### Task objective
Reproduce every line of the material below, but drop the pictures.

[Some records]
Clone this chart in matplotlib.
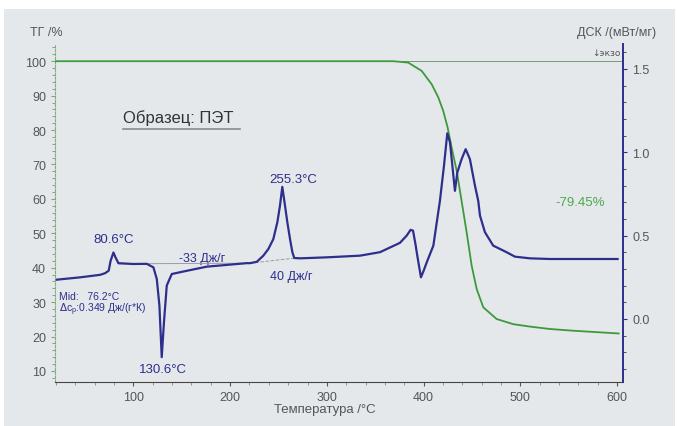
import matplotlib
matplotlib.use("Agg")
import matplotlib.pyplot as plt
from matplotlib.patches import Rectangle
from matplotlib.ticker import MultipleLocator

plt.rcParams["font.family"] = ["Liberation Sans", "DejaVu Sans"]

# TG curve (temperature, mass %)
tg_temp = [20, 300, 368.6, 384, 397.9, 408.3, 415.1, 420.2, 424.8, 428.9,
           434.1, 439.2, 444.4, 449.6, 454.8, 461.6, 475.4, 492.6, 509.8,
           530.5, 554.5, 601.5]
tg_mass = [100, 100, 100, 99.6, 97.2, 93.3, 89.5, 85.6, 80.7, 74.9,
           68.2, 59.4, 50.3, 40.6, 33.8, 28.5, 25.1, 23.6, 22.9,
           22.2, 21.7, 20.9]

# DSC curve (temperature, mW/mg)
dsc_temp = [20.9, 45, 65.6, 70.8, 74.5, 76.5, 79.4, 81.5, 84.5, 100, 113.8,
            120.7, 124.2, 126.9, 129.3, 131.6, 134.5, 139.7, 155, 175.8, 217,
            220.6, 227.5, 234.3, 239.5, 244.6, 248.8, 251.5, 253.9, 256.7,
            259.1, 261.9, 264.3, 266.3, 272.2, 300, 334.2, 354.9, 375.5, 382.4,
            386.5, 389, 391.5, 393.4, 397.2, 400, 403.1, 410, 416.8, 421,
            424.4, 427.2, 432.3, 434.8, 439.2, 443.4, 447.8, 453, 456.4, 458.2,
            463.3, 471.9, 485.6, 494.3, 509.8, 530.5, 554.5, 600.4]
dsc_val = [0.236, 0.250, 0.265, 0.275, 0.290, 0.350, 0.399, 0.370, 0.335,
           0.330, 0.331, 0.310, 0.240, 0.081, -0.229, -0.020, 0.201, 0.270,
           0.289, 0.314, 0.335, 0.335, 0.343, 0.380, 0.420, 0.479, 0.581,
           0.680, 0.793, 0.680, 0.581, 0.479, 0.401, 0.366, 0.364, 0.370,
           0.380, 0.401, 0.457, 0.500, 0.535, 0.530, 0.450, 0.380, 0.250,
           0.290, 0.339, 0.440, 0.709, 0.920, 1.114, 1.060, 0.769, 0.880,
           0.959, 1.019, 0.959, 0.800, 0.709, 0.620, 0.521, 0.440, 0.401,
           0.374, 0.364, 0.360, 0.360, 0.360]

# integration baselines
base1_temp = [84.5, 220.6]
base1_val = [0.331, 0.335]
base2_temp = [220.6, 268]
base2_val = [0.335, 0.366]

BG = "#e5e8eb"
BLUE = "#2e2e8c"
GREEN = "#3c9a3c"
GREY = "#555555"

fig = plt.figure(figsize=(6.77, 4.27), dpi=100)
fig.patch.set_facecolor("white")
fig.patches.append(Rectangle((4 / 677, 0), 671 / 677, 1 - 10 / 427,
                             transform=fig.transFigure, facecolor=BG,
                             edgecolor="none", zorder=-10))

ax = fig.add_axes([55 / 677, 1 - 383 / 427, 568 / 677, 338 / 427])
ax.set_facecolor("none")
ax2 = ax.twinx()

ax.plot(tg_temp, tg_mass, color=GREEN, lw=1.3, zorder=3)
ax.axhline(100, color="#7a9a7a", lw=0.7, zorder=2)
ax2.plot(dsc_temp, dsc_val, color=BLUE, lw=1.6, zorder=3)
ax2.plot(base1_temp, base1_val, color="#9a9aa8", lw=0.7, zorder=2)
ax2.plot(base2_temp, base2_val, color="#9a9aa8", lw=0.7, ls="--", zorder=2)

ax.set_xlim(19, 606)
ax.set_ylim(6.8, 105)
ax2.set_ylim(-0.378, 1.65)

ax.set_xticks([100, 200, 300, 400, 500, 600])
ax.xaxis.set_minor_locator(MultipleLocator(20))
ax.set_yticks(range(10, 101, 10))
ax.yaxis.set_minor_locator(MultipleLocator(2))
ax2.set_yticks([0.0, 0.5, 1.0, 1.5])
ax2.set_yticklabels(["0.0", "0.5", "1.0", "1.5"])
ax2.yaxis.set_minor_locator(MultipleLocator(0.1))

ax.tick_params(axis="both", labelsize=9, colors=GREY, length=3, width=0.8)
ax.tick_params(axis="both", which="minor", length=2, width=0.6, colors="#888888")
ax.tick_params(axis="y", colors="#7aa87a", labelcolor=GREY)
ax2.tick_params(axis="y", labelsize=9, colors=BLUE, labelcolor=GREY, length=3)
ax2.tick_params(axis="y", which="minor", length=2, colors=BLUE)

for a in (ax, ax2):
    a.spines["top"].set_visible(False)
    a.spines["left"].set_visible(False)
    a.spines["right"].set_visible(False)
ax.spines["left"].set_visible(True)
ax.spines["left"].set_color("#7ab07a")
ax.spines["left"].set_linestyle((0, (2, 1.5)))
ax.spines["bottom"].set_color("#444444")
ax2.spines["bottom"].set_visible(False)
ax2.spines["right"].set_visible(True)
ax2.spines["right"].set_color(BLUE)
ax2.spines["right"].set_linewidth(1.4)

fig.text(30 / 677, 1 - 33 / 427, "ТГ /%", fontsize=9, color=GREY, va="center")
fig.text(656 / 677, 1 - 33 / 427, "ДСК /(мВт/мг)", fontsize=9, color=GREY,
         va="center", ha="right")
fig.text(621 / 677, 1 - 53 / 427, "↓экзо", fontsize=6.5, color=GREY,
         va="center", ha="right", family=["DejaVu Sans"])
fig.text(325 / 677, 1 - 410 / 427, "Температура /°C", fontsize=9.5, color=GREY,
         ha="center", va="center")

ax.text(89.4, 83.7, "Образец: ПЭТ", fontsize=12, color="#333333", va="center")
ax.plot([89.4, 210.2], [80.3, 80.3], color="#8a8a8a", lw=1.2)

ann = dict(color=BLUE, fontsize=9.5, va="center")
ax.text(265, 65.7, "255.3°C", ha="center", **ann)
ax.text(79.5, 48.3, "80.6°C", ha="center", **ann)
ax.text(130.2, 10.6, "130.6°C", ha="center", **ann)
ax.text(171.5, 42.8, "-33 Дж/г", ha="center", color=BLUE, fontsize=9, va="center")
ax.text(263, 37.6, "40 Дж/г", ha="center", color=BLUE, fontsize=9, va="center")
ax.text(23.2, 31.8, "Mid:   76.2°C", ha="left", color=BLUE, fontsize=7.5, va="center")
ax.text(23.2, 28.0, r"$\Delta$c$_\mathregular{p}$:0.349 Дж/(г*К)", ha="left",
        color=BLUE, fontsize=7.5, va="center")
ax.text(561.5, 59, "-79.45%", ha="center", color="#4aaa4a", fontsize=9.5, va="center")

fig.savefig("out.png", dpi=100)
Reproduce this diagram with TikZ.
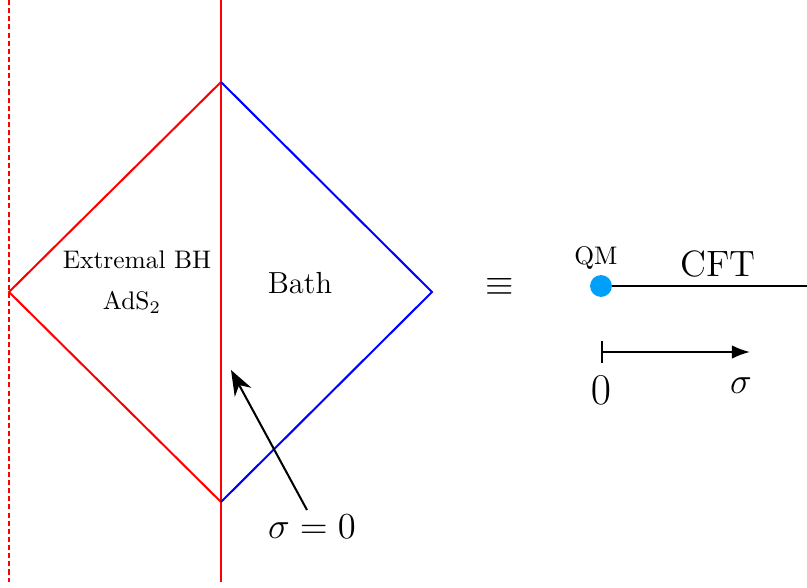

### Result for this exercise
Clone this chart in matplotlib.
import matplotlib
matplotlib.use("Agg")
import matplotlib.pyplot as plt
from matplotlib.patches import Rectangle
from matplotlib.ticker import MultipleLocator

plt.rcParams["font.family"] = ["Liberation Sans", "DejaVu Sans"]

# TG curve (temperature, mass %)
tg_temp = [20, 300, 368.6, 384, 397.9, 408.3, 415.1, 420.2, 424.8, 428.9,
           434.1, 439.2, 444.4, 449.6, 454.8, 461.6, 475.4, 492.6, 509.8,
           530.5, 554.5, 601.5]
tg_mass = [100, 100, 100, 99.6, 97.2, 93.3, 89.5, 85.6, 80.7, 74.9,
           68.2, 59.4, 50.3, 40.6, 33.8, 28.5, 25.1, 23.6, 22.9,
           22.2, 21.7, 20.9]

# DSC curve (temperature, mW/mg)
dsc_temp = [20.9, 45, 65.6, 70.8, 74.5, 76.5, 79.4, 81.5, 84.5, 100, 113.8,
            120.7, 124.2, 126.9, 129.3, 131.6, 134.5, 139.7, 155, 175.8, 217,
            220.6, 227.5, 234.3, 239.5, 244.6, 248.8, 251.5, 253.9, 256.7,
            259.1, 261.9, 264.3, 266.3, 272.2, 300, 334.2, 354.9, 375.5, 382.4,
            386.5, 389, 391.5, 393.4, 397.2, 400, 403.1, 410, 416.8, 421,
            424.4, 427.2, 432.3, 434.8, 439.2, 443.4, 447.8, 453, 456.4, 458.2,
            463.3, 471.9, 485.6, 494.3, 509.8, 530.5, 554.5, 600.4]
dsc_val = [0.236, 0.250, 0.265, 0.275, 0.290, 0.350, 0.399, 0.370, 0.335,
           0.330, 0.331, 0.310, 0.240, 0.081, -0.229, -0.020, 0.201, 0.270,
           0.289, 0.314, 0.335, 0.335, 0.343, 0.380, 0.420, 0.479, 0.581,
           0.680, 0.793, 0.680, 0.581, 0.479, 0.401, 0.366, 0.364, 0.370,
           0.380, 0.401, 0.457, 0.500, 0.535, 0.530, 0.450, 0.380, 0.250,
           0.290, 0.339, 0.440, 0.709, 0.920, 1.114, 1.060, 0.769, 0.880,
           0.959, 1.019, 0.959, 0.800, 0.709, 0.620, 0.521, 0.440, 0.401,
           0.374, 0.364, 0.360, 0.360, 0.360]

# integration baselines
base1_temp = [84.5, 220.6]
base1_val = [0.331, 0.335]
base2_temp = [220.6, 268]
base2_val = [0.335, 0.366]

BG = "#e5e8eb"
BLUE = "#2e2e8c"
GREEN = "#3c9a3c"
GREY = "#555555"

fig = plt.figure(figsize=(6.77, 4.27), dpi=100)
fig.patch.set_facecolor("white")
fig.patches.append(Rectangle((4 / 677, 0), 671 / 677, 1 - 10 / 427,
                             transform=fig.transFigure, facecolor=BG,
                             edgecolor="none", zorder=-10))

ax = fig.add_axes([55 / 677, 1 - 383 / 427, 568 / 677, 338 / 427])
ax.set_facecolor("none")
ax2 = ax.twinx()

ax.plot(tg_temp, tg_mass, color=GREEN, lw=1.3, zorder=3)
ax.axhline(100, color="#7a9a7a", lw=0.7, zorder=2)
ax2.plot(dsc_temp, dsc_val, color=BLUE, lw=1.6, zorder=3)
ax2.plot(base1_temp, base1_val, color="#9a9aa8", lw=0.7, zorder=2)
ax2.plot(base2_temp, base2_val, color="#9a9aa8", lw=0.7, ls="--", zorder=2)

ax.set_xlim(19, 606)
ax.set_ylim(6.8, 105)
ax2.set_ylim(-0.378, 1.65)

ax.set_xticks([100, 200, 300, 400, 500, 600])
ax.xaxis.set_minor_locator(MultipleLocator(20))
ax.set_yticks(range(10, 101, 10))
ax.yaxis.set_minor_locator(MultipleLocator(2))
ax2.set_yticks([0.0, 0.5, 1.0, 1.5])
ax2.set_yticklabels(["0.0", "0.5", "1.0", "1.5"])
ax2.yaxis.set_minor_locator(MultipleLocator(0.1))

ax.tick_params(axis="both", labelsize=9, colors=GREY, length=3, width=0.8)
ax.tick_params(axis="both", which="minor", length=2, width=0.6, colors="#888888")
ax.tick_params(axis="y", colors="#7aa87a", labelcolor=GREY)
ax2.tick_params(axis="y", labelsize=9, colors=BLUE, labelcolor=GREY, length=3)
ax2.tick_params(axis="y", which="minor", length=2, colors=BLUE)

for a in (ax, ax2):
    a.spines["top"].set_visible(False)
    a.spines["left"].set_visible(False)
    a.spines["right"].set_visible(False)
ax.spines["left"].set_visible(True)
ax.spines["left"].set_color("#7ab07a")
ax.spines["left"].set_linestyle((0, (2, 1.5)))
ax.spines["bottom"].set_color("#444444")
ax2.spines["bottom"].set_visible(False)
ax2.spines["right"].set_visible(True)
ax2.spines["right"].set_color(BLUE)
ax2.spines["right"].set_linewidth(1.4)

fig.text(30 / 677, 1 - 33 / 427, "ТГ /%", fontsize=9, color=GREY, va="center")
fig.text(656 / 677, 1 - 33 / 427, "ДСК /(мВт/мг)", fontsize=9, color=GREY,
         va="center", ha="right")
fig.text(621 / 677, 1 - 53 / 427, "↓экзо", fontsize=6.5, color=GREY,
         va="center", ha="right", family=["DejaVu Sans"])
fig.text(325 / 677, 1 - 410 / 427, "Температура /°C", fontsize=9.5, color=GREY,
         ha="center", va="center")

ax.text(89.4, 83.7, "Образец: ПЭТ", fontsize=12, color="#333333", va="center")
ax.plot([89.4, 210.2], [80.3, 80.3], color="#8a8a8a", lw=1.2)

ann = dict(color=BLUE, fontsize=9.5, va="center")
ax.text(265, 65.7, "255.3°C", ha="center", **ann)
ax.text(79.5, 48.3, "80.6°C", ha="center", **ann)
ax.text(130.2, 10.6, "130.6°C", ha="center", **ann)
ax.text(171.5, 42.8, "-33 Дж/г", ha="center", color=BLUE, fontsize=9, va="center")
ax.text(263, 37.6, "40 Дж/г", ha="center", color=BLUE, fontsize=9, va="center")
ax.text(23.2, 31.8, "Mid:   76.2°C", ha="left", color=BLUE, fontsize=7.5, va="center")
ax.text(23.2, 28.0, r"$\Delta$c$_\mathregular{p}$:0.349 Дж/(г*К)", ha="left",
        color=BLUE, fontsize=7.5, va="center")
ax.text(561.5, 59, "-79.45%", ha="center", color="#4aaa4a", fontsize=9.5, va="center")

fig.savefig("out.png", dpi=100)
Reproduce this diagram with TikZ.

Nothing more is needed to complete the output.